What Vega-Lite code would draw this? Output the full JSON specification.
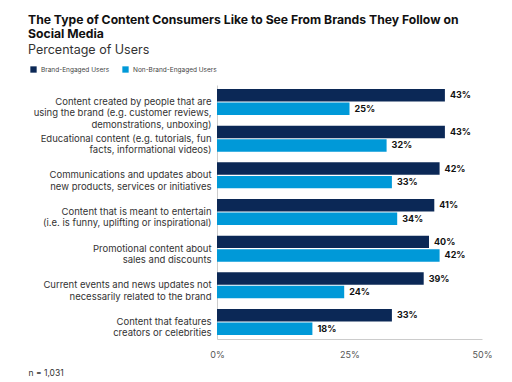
{
  "$schema": "https://vega.github.io/schema/vega-lite/v6.json",
  "autosize": "none",
  "width": 265,
  "height": 254,
  "padding": {"left": 217, "top": 85, "right": 30, "bottom": 43},
  "background": "white",
  "title": {
    "text": ["The Type of Content Consumers Like to See From Brands They Follow on", "Social Media"],
    "subtitle": "Percentage of Users",
    "anchor": "start",
    "frame": "group",
    "dx": -189,
    "dy": 20,
    "font": "Inter",
    "fontSize": 12.2,
    "fontWeight": "bold",
    "color": "#111111",
    "lineHeight": 14,
    "subtitleFont": "Inter",
    "subtitleFontSize": 12.5,
    "subtitleColor": "#333333",
    "subtitlePadding": 3,
    "offset": 30
  },
  "data": {
    "values": [
      {"category": "Content created by people that are|using the brand (e.g. customer reviews,|demonstrations, unboxing)", "series": "Brand-Engaged Users", "value": 43},
      {"category": "Content created by people that are|using the brand (e.g. customer reviews,|demonstrations, unboxing)", "series": "Non-Brand-Engaged Users", "value": 25},
      {"category": "Educational content (e.g. tutorials, fun|facts, informational videos)", "series": "Brand-Engaged Users", "value": 43},
      {"category": "Educational content (e.g. tutorials, fun|facts, informational videos)", "series": "Non-Brand-Engaged Users", "value": 32},
      {"category": "Communications and updates about|new products, services or initiatives", "series": "Brand-Engaged Users", "value": 42},
      {"category": "Communications and updates about|new products, services or initiatives", "series": "Non-Brand-Engaged Users", "value": 33},
      {"category": "Content that is meant to entertain|(i.e. is funny, uplifting or inspirational)", "series": "Brand-Engaged Users", "value": 41},
      {"category": "Content that is meant to entertain|(i.e. is funny, uplifting or inspirational)", "series": "Non-Brand-Engaged Users", "value": 34},
      {"category": "Promotional content about|sales and discounts", "series": "Brand-Engaged Users", "value": 40},
      {"category": "Promotional content about|sales and discounts", "series": "Non-Brand-Engaged Users", "value": 42},
      {"category": "Current events and news updates not|necessarily related to the brand", "series": "Brand-Engaged Users", "value": 39},
      {"category": "Current events and news updates not|necessarily related to the brand", "series": "Non-Brand-Engaged Users", "value": 24},
      {"category": "Content that features|creators or celebrities", "series": "Brand-Engaged Users", "value": 33},
      {"category": "Content that features|creators or celebrities", "series": "Non-Brand-Engaged Users", "value": 18}
    ]
  },
  "encoding": {
    "y": {
      "field": "category",
      "type": "nominal",
      "sort": null,
      "scale": {"paddingInner": 0.29, "paddingOuter": 0.11},
      "axis": {
        "title": null,
        "labelExpr": "split(datum.label, '|')",
        "labelFont": "Inter",
        "labelFontSize": 9.5,
        "labelColor": "#333333",
        "labelLineHeight": 11.3,
        "labelPadding": 6,
        "labelLimit": 220,
        "ticks": false,
        "domainColor": "#cccccc",
        "grid": false
      }
    },
    "yOffset": {
      "field": "series",
      "type": "nominal",
      "scale": {"paddingInner": 0.08}
    },
    "x": {
      "field": "value",
      "type": "quantitative",
      "scale": {"domain": [0, 50]},
      "axis": {
        "values": [0, 25, 50],
        "labelExpr": "datum.value + '%'",
        "labelFlush": false,
        "labelFont": "Inter",
        "labelFontSize": 9,
        "labelColor": "#555555",
        "labelPadding": 11,
        "ticks": false,
        "grid": false,
        "domainColor": "#cccccc",
        "title": "n = 1,031",
        "titleFont": "Inter",
        "titleFontSize": 8.5,
        "titleFontWeight": "normal",
        "titleColor": "#333333",
        "titleAnchor": "start",
        "titleAlign": "left",
        "titleX": -189,
        "titleY": 29
      }
    }
  },
  "layer": [
    {
      "mark": {"type": "bar"},
      "encoding": {
        "color": {
          "field": "series",
          "type": "nominal",
          "scale": {"domain": ["Brand-Engaged Users", "Non-Brand-Engaged Users"], "range": ["#0b2856", "#0099d8"]},
          "legend": {
            "title": null,
            "orient": "none",
            "legendX": -187,
            "legendY": -19,
            "direction": "horizontal",
            "symbolType": "square",
            "symbolSize": 40,
            "symbolStrokeWidth": 0,
            "labelFont": "Inter",
            "labelFontSize": 6.5,
            "labelColor": "#444444",
            "columnPadding": 12,
            "labelOffset": 4
          }
        }
      }
    },
    {
      "transform": [{"calculate": "datum.value + '%'", "as": "label"}],
      "mark": {"type": "text", "align": "left", "baseline": "middle", "dx": 5, "font": "Inter", "fontSize": 9, "fontWeight": "bold", "color": "#111111"},
      "encoding": {
        "text": {"field": "label", "type": "nominal"},
        "color": {"value": "#111111"}
      }
    }
  ],
  "config": {
    "view": {"stroke": null}
  }
}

What is asked:
Would you set down the listing exactly, omitting pictures?

Expected answer:
What Vega-Lite code would draw this? Output the full JSON specification.
{
  "$schema": "https://vega.github.io/schema/vega-lite/v6.json",
  "autosize": "none",
  "width": 265,
  "height": 254,
  "padding": {"left": 217, "top": 85, "right": 30, "bottom": 43},
  "background": "white",
  "title": {
    "text": ["The Type of Content Consumers Like to See From Brands They Follow on", "Social Media"],
    "subtitle": "Percentage of Users",
    "anchor": "start",
    "frame": "group",
    "dx": -189,
    "dy": 20,
    "font": "Inter",
    "fontSize": 12.2,
    "fontWeight": "bold",
    "color": "#111111",
    "lineHeight": 14,
    "subtitleFont": "Inter",
    "subtitleFontSize": 12.5,
    "subtitleColor": "#333333",
    "subtitlePadding": 3,
    "offset": 30
  },
  "data": {
    "values": [
      {"category": "Content created by people that are|using the brand (e.g. customer reviews,|demonstrations, unboxing)", "series": "Brand-Engaged Users", "value": 43},
      {"category": "Content created by people that are|using the brand (e.g. customer reviews,|demonstrations, unboxing)", "series": "Non-Brand-Engaged Users", "value": 25},
      {"category": "Educational content (e.g. tutorials, fun|facts, informational videos)", "series": "Brand-Engaged Users", "value": 43},
      {"category": "Educational content (e.g. tutorials, fun|facts, informational videos)", "series": "Non-Brand-Engaged Users", "value": 32},
      {"category": "Communications and updates about|new products, services or initiatives", "series": "Brand-Engaged Users", "value": 42},
      {"category": "Communications and updates about|new products, services or initiatives", "series": "Non-Brand-Engaged Users", "value": 33},
      {"category": "Content that is meant to entertain|(i.e. is funny, uplifting or inspirational)", "series": "Brand-Engaged Users", "value": 41},
      {"category": "Content that is meant to entertain|(i.e. is funny, uplifting or inspirational)", "series": "Non-Brand-Engaged Users", "value": 34},
      {"category": "Promotional content about|sales and discounts", "series": "Brand-Engaged Users", "value": 40},
      {"category": "Promotional content about|sales and discounts", "series": "Non-Brand-Engaged Users", "value": 42},
      {"category": "Current events and news updates not|necessarily related to the brand", "series": "Brand-Engaged Users", "value": 39},
      {"category": "Current events and news updates not|necessarily related to the brand", "series": "Non-Brand-Engaged Users", "value": 24},
      {"category": "Content that features|creators or celebrities", "series": "Brand-Engaged Users", "value": 33},
      {"category": "Content that features|creators or celebrities", "series": "Non-Brand-Engaged Users", "value": 18}
    ]
  },
  "encoding": {
    "y": {
      "field": "category",
      "type": "nominal",
      "sort": null,
      "scale": {"paddingInner": 0.29, "paddingOuter": 0.11},
      "axis": {
        "title": null,
        "labelExpr": "split(datum.label, '|')",
        "labelFont": "Inter",
        "labelFontSize": 9.5,
        "labelColor": "#333333",
        "labelLineHeight": 11.3,
        "labelPadding": 6,
        "labelLimit": 220,
        "ticks": false,
        "domainColor": "#cccccc",
        "grid": false
      }
    },
    "yOffset": {
      "field": "series",
      "type": "nominal",
      "scale": {"paddingInner": 0.08}
    },
    "x": {
      "field": "value",
      "type": "quantitative",
      "scale": {"domain": [0, 50]},
      "axis": {
        "values": [0, 25, 50],
        "labelExpr": "datum.value + '%'",
        "labelFlush": false,
        "labelFont": "Inter",
        "labelFontSize": 9,
        "labelColor": "#555555",
        "labelPadding": 11,
        "ticks": false,
        "grid": false,
        "domainColor": "#cccccc",
        "title": "n = 1,031",
        "titleFont": "Inter",
        "titleFontSize": 8.5,
        "titleFontWeight": "normal",
        "titleColor": "#333333",
        "titleAnchor": "start",
        "titleAlign": "left",
        "titleX": -189,
        "titleY": 29
      }
    }
  },
  "layer": [
    {
      "mark": {"type": "bar"},
      "encoding": {
        "color": {
          "field": "series",
          "type": "nominal",
          "scale": {"domain": ["Brand-Engaged Users", "Non-Brand-Engaged Users"], "range": ["#0b2856", "#0099d8"]},
          "legend": {
            "title": null,
            "orient": "none",
            "legendX": -187,
            "legendY": -19,
            "direction": "horizontal",
            "symbolType": "square",
            "symbolSize": 40,
            "symbolStrokeWidth": 0,
            "labelFont": "Inter",
            "labelFontSize": 6.5,
            "labelColor": "#444444",
            "columnPadding": 12,
            "labelOffset": 4
          }
        }
      }
    },
    {
      "transform": [{"calculate": "datum.value + '%'", "as": "label"}],
      "mark": {"type": "text", "align": "left", "baseline": "middle", "dx": 5, "font": "Inter", "fontSize": 9, "fontWeight": "bold", "color": "#111111"},
      "encoding": {
        "text": {"field": "label", "type": "nominal"},
        "color": {"value": "#111111"}
      }
    }
  ],
  "config": {
    "view": {"stroke": null}
  }
}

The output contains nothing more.